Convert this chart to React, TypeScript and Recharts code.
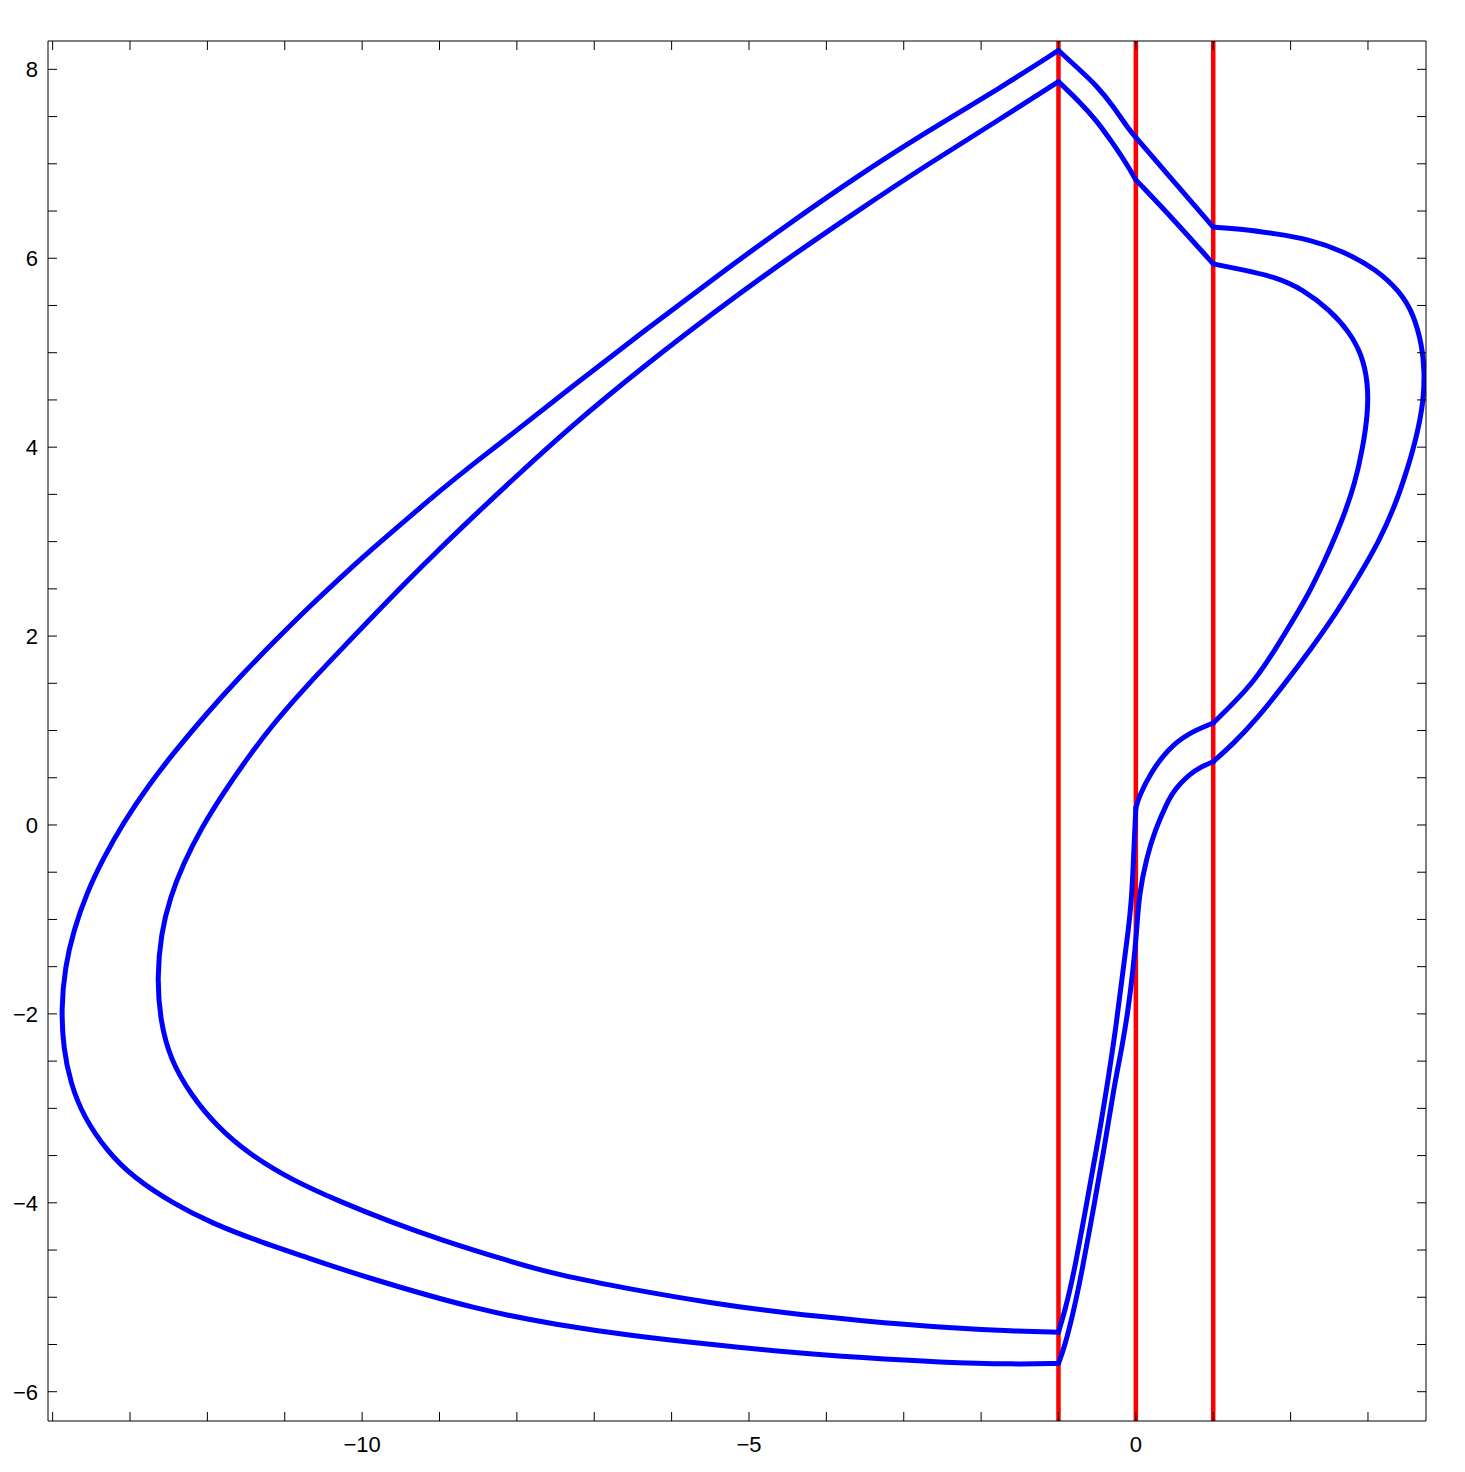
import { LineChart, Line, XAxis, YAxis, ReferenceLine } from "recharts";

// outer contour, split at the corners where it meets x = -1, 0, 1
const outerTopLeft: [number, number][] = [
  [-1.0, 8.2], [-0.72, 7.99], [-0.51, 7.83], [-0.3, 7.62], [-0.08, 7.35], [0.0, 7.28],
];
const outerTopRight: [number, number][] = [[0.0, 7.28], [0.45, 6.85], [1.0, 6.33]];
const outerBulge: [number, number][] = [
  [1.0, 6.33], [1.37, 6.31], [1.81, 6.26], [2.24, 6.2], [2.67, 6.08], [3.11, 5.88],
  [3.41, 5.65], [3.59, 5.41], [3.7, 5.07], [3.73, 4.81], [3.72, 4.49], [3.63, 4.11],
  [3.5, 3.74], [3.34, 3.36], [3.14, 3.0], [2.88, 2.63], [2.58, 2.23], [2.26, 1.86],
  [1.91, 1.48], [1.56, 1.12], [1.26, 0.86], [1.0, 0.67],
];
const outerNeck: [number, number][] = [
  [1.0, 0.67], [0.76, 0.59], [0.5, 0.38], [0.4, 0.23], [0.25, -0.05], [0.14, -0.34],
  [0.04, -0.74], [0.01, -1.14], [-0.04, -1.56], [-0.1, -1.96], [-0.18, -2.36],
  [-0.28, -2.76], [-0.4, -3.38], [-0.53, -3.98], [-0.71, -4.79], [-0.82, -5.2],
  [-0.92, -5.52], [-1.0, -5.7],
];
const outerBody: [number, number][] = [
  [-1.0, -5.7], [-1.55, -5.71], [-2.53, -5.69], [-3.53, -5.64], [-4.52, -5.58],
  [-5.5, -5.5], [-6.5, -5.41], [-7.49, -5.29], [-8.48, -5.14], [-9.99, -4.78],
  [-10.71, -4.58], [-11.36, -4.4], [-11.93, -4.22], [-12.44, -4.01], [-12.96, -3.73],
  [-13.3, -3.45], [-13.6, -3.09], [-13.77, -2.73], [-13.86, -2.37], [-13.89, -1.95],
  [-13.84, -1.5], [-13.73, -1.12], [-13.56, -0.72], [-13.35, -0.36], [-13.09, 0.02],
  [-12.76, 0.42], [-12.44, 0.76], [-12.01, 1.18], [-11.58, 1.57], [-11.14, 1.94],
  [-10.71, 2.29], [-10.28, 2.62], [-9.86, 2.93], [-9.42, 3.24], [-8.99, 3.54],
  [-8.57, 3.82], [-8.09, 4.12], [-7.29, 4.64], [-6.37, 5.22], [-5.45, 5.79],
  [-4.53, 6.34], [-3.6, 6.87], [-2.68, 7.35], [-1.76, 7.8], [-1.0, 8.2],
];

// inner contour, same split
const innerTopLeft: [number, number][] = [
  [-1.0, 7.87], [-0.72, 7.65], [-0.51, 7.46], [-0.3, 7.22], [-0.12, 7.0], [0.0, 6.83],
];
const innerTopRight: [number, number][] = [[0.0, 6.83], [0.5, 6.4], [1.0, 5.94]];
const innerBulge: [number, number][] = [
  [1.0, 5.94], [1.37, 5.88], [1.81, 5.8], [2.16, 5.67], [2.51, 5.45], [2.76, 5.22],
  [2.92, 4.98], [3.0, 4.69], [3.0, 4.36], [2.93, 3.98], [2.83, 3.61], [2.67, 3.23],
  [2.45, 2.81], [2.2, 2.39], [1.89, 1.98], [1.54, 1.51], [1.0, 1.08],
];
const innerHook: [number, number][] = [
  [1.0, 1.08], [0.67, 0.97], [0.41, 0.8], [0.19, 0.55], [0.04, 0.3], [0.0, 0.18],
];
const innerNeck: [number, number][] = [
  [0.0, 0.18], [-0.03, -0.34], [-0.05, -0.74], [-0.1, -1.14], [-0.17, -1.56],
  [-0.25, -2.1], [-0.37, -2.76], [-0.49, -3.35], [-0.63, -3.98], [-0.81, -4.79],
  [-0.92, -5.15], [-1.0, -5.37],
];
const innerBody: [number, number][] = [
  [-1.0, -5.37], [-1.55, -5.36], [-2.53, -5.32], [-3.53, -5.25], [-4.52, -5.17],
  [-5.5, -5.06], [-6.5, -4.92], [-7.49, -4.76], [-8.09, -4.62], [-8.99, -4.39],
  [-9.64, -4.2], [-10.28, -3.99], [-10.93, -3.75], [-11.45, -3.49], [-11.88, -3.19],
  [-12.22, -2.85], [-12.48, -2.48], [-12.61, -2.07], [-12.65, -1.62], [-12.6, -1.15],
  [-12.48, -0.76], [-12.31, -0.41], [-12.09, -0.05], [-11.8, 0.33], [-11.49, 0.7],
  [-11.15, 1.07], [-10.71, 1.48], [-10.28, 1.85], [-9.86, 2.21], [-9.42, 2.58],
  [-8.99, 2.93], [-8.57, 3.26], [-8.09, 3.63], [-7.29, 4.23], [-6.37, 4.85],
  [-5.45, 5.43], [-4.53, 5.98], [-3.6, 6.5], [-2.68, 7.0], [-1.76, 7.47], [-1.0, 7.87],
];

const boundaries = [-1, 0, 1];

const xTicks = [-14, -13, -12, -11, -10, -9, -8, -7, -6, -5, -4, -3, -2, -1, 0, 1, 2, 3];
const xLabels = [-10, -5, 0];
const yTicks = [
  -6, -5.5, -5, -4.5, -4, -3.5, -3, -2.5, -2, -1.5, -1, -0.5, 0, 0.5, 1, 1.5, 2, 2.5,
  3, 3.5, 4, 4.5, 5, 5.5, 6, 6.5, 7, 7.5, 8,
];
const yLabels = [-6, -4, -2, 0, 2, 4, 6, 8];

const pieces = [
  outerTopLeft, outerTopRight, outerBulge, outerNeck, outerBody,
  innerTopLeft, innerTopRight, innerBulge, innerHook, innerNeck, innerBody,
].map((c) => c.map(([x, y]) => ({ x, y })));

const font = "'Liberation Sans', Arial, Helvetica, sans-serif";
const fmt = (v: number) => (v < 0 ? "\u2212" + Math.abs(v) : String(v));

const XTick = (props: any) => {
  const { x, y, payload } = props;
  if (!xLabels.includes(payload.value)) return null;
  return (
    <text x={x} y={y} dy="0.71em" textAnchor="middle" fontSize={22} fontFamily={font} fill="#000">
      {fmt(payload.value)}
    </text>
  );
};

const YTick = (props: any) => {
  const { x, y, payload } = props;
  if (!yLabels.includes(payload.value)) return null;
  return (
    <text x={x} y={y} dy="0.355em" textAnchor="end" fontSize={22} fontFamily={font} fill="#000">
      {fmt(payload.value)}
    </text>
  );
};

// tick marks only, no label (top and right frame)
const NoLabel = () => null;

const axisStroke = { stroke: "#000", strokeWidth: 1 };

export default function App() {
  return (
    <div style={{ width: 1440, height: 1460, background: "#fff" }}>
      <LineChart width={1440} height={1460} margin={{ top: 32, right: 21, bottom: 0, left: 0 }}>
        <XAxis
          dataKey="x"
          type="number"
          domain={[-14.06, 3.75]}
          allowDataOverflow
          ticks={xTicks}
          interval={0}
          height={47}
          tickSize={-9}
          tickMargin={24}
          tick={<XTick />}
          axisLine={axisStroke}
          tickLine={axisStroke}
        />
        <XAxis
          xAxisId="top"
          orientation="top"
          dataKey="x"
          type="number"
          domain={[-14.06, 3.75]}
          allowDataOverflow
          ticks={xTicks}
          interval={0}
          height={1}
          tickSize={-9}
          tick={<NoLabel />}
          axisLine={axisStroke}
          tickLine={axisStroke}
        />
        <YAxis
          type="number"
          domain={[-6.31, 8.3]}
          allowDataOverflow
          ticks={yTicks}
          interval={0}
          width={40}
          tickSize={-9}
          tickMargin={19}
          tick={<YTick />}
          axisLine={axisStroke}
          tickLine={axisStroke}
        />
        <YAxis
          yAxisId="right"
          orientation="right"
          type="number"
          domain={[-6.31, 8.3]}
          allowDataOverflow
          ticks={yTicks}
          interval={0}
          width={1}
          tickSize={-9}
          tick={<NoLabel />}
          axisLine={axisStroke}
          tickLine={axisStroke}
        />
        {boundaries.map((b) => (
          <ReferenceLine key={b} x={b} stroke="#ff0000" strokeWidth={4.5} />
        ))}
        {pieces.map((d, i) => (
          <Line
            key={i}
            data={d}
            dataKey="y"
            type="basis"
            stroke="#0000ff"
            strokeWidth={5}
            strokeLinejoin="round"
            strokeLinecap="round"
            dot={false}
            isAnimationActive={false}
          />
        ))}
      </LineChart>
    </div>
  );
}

Task instructions -
Repeat only the lines from the beginning of the material through the line containing "XAxis, YAxis, ReferenceLine", both ends kept, leaving pictures out.

Task answer -
Convert this chart to React, TypeScript and Recharts code.
import { LineChart, Line, XAxis, YAxis, ReferenceLine } from "recharts";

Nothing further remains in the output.